# [Data for this exercise]
=====

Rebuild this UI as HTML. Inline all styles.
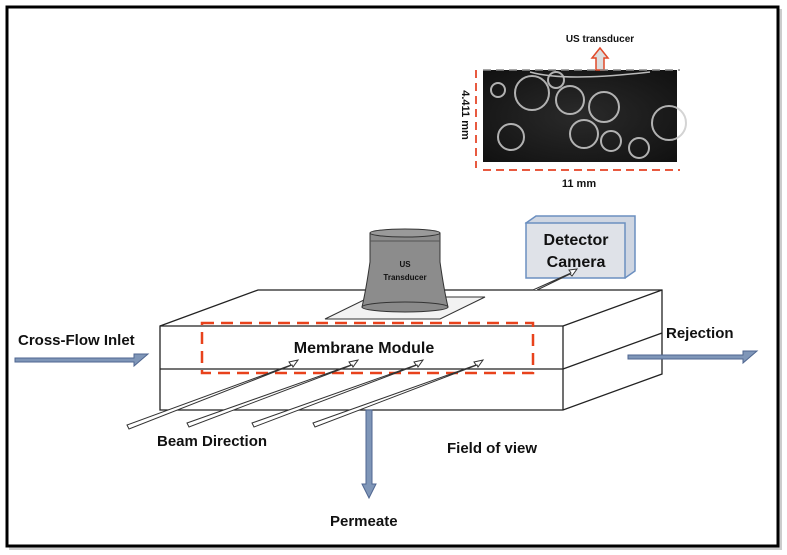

=====

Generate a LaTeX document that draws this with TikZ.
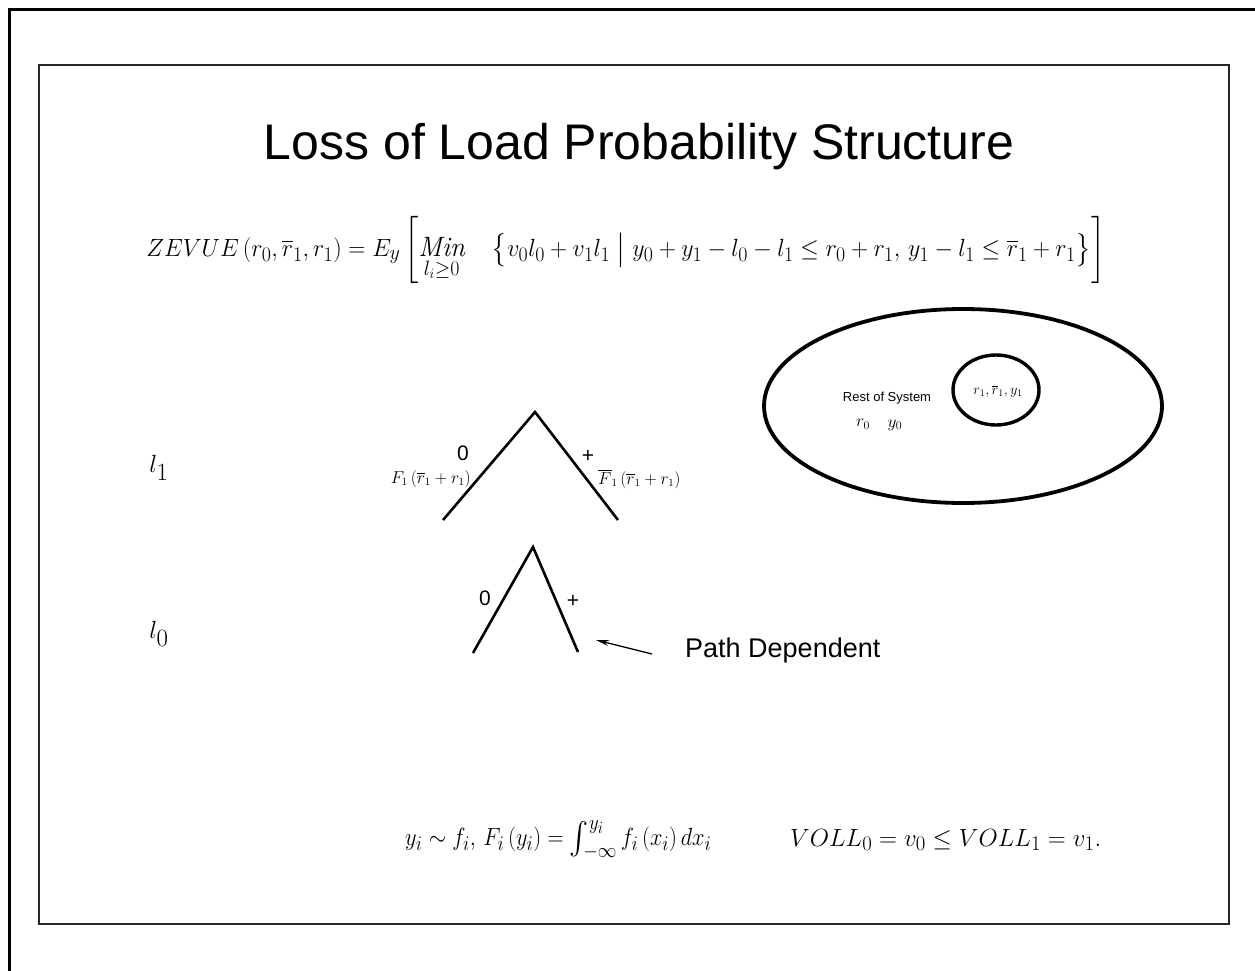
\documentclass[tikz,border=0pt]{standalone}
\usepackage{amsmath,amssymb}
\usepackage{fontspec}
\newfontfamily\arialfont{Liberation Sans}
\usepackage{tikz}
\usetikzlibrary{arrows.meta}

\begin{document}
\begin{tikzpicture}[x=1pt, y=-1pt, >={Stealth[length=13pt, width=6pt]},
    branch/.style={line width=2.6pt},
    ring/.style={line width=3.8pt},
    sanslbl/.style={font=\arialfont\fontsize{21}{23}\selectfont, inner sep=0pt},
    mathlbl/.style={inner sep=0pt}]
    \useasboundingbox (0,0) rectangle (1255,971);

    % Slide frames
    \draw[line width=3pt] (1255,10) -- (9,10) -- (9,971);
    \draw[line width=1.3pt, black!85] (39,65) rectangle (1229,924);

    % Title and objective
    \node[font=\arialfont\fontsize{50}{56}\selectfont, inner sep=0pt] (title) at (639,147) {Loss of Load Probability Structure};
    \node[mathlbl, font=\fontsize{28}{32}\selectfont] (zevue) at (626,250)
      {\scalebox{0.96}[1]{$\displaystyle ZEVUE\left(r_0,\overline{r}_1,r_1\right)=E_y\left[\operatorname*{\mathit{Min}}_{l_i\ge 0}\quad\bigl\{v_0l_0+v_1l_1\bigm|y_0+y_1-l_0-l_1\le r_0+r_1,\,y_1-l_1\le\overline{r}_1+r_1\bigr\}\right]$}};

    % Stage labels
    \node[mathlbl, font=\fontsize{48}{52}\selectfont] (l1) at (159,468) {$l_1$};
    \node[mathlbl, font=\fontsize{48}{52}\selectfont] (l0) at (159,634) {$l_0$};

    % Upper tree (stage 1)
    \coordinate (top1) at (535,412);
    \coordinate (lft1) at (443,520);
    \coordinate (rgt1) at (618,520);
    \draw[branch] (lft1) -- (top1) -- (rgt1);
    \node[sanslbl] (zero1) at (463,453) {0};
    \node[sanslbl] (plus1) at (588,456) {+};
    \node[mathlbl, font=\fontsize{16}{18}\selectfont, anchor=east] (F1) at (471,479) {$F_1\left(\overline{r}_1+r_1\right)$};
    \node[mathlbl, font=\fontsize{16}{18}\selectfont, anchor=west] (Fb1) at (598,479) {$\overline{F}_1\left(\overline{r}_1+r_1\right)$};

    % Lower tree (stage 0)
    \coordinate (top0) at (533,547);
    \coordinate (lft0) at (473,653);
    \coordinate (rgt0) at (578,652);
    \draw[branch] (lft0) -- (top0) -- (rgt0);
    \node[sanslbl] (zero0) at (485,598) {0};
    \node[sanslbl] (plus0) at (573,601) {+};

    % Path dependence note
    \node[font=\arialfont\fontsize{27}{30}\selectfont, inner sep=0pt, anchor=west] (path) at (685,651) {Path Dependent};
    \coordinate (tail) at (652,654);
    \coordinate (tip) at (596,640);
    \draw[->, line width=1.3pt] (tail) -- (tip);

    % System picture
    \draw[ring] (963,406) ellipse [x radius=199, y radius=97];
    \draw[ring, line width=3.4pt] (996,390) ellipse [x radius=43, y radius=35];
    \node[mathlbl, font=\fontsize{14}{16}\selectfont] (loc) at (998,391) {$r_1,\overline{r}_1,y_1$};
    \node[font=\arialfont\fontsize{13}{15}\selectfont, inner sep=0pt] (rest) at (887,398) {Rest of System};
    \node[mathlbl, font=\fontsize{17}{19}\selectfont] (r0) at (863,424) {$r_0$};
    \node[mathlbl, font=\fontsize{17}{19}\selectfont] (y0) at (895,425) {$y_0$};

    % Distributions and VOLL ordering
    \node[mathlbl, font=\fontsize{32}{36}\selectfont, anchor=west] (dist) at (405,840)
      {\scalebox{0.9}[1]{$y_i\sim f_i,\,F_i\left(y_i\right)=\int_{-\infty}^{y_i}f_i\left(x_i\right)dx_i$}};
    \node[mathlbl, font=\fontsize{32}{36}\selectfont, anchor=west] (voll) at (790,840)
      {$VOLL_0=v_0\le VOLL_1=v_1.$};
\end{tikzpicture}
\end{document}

=====

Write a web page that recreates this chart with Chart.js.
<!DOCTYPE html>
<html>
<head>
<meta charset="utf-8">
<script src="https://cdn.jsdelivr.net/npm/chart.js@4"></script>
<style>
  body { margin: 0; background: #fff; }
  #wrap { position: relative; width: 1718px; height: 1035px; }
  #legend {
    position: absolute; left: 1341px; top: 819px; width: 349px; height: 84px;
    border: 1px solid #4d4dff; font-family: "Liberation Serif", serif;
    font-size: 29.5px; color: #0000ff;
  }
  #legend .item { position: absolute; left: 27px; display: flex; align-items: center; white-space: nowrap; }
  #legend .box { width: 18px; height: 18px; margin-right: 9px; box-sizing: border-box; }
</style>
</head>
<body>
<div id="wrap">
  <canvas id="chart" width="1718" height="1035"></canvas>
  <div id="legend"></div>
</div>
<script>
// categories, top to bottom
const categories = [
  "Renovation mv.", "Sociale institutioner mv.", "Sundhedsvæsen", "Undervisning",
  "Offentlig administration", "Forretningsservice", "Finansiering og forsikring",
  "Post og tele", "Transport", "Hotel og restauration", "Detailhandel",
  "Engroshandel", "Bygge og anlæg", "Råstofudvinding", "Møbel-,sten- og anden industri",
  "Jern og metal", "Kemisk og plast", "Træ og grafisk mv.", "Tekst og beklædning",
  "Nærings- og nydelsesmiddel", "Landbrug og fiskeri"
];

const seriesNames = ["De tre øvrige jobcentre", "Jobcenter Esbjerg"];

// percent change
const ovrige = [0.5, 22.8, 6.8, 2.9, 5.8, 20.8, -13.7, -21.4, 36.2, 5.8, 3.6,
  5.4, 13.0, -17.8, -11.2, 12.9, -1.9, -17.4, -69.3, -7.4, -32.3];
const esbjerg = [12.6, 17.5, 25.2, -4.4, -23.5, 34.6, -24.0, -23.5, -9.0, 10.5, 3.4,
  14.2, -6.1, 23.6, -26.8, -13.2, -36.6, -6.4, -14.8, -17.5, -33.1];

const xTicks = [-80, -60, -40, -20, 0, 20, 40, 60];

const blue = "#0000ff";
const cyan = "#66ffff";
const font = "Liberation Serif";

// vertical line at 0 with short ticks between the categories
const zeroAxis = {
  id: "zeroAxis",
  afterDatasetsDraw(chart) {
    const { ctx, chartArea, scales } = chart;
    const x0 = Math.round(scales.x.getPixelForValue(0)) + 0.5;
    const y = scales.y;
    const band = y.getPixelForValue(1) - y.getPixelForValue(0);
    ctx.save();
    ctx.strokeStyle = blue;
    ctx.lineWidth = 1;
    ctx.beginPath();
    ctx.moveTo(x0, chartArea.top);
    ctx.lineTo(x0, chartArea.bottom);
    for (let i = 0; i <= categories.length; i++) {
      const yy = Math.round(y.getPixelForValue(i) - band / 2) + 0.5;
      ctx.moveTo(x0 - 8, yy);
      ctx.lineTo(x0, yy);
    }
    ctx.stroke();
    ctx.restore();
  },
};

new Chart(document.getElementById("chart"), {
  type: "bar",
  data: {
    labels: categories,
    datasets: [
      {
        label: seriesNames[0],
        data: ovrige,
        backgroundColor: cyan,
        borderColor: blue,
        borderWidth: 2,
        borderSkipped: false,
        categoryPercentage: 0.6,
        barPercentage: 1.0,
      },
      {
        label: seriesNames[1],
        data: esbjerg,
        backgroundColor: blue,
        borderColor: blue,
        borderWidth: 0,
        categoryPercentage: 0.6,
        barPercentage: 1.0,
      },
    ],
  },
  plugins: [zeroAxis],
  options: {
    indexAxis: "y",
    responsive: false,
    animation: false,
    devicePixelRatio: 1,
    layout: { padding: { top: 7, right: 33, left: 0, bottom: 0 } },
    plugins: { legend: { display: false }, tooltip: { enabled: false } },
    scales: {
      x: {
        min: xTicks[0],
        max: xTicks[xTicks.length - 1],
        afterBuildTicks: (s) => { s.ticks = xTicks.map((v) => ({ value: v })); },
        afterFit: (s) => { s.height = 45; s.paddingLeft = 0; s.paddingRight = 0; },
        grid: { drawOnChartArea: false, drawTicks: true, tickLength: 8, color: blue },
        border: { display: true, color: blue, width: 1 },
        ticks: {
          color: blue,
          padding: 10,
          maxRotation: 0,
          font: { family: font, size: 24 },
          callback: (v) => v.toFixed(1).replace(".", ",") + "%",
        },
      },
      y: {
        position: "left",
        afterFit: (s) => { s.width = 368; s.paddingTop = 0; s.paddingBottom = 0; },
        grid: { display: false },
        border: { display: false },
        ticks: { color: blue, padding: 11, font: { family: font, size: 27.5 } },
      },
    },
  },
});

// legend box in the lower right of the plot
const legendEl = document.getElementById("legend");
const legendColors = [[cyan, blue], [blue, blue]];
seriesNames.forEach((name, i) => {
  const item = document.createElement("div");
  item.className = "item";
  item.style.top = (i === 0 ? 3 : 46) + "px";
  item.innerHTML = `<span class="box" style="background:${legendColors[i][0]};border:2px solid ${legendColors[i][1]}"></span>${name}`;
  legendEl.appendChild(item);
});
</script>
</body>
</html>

=====

# [Written task]
Copy the part that starts at the line with "Generate a LaTeX" and finishes at the line with "(plus0) at (573,601)", both included, and nothing more. Pictures are left out.

# [The completed task]
Generate a LaTeX document that draws this with TikZ.
\documentclass[tikz,border=0pt]{standalone}
\usepackage{amsmath,amssymb}
\usepackage{fontspec}
\newfontfamily\arialfont{Liberation Sans}
\usepackage{tikz}
\usetikzlibrary{arrows.meta}

\begin{document}
\begin{tikzpicture}[x=1pt, y=-1pt, >={Stealth[length=13pt, width=6pt]},
    branch/.style={line width=2.6pt},
    ring/.style={line width=3.8pt},
    sanslbl/.style={font=\arialfont\fontsize{21}{23}\selectfont, inner sep=0pt},
    mathlbl/.style={inner sep=0pt}]
    \useasboundingbox (0,0) rectangle (1255,971);

    % Slide frames
    \draw[line width=3pt] (1255,10) -- (9,10) -- (9,971);
    \draw[line width=1.3pt, black!85] (39,65) rectangle (1229,924);

    % Title and objective
    \node[font=\arialfont\fontsize{50}{56}\selectfont, inner sep=0pt] (title) at (639,147) {Loss of Load Probability Structure};
    \node[mathlbl, font=\fontsize{28}{32}\selectfont] (zevue) at (626,250)
      {\scalebox{0.96}[1]{$\displaystyle ZEVUE\left(r_0,\overline{r}_1,r_1\right)=E_y\left[\operatorname*{\mathit{Min}}_{l_i\ge 0}\quad\bigl\{v_0l_0+v_1l_1\bigm|y_0+y_1-l_0-l_1\le r_0+r_1,\,y_1-l_1\le\overline{r}_1+r_1\bigr\}\right]$}};

    % Stage labels
    \node[mathlbl, font=\fontsize{48}{52}\selectfont] (l1) at (159,468) {$l_1$};
    \node[mathlbl, font=\fontsize{48}{52}\selectfont] (l0) at (159,634) {$l_0$};

    % Upper tree (stage 1)
    \coordinate (top1) at (535,412);
    \coordinate (lft1) at (443,520);
    \coordinate (rgt1) at (618,520);
    \draw[branch] (lft1) -- (top1) -- (rgt1);
    \node[sanslbl] (zero1) at (463,453) {0};
    \node[sanslbl] (plus1) at (588,456) {+};
    \node[mathlbl, font=\fontsize{16}{18}\selectfont, anchor=east] (F1) at (471,479) {$F_1\left(\overline{r}_1+r_1\right)$};
    \node[mathlbl, font=\fontsize{16}{18}\selectfont, anchor=west] (Fb1) at (598,479) {$\overline{F}_1\left(\overline{r}_1+r_1\right)$};

    % Lower tree (stage 0)
    \coordinate (top0) at (533,547);
    \coordinate (lft0) at (473,653);
    \coordinate (rgt0) at (578,652);
    \draw[branch] (lft0) -- (top0) -- (rgt0);
    \node[sanslbl] (zero0) at (485,598) {0};
    \node[sanslbl] (plus0) at (573,601) {+};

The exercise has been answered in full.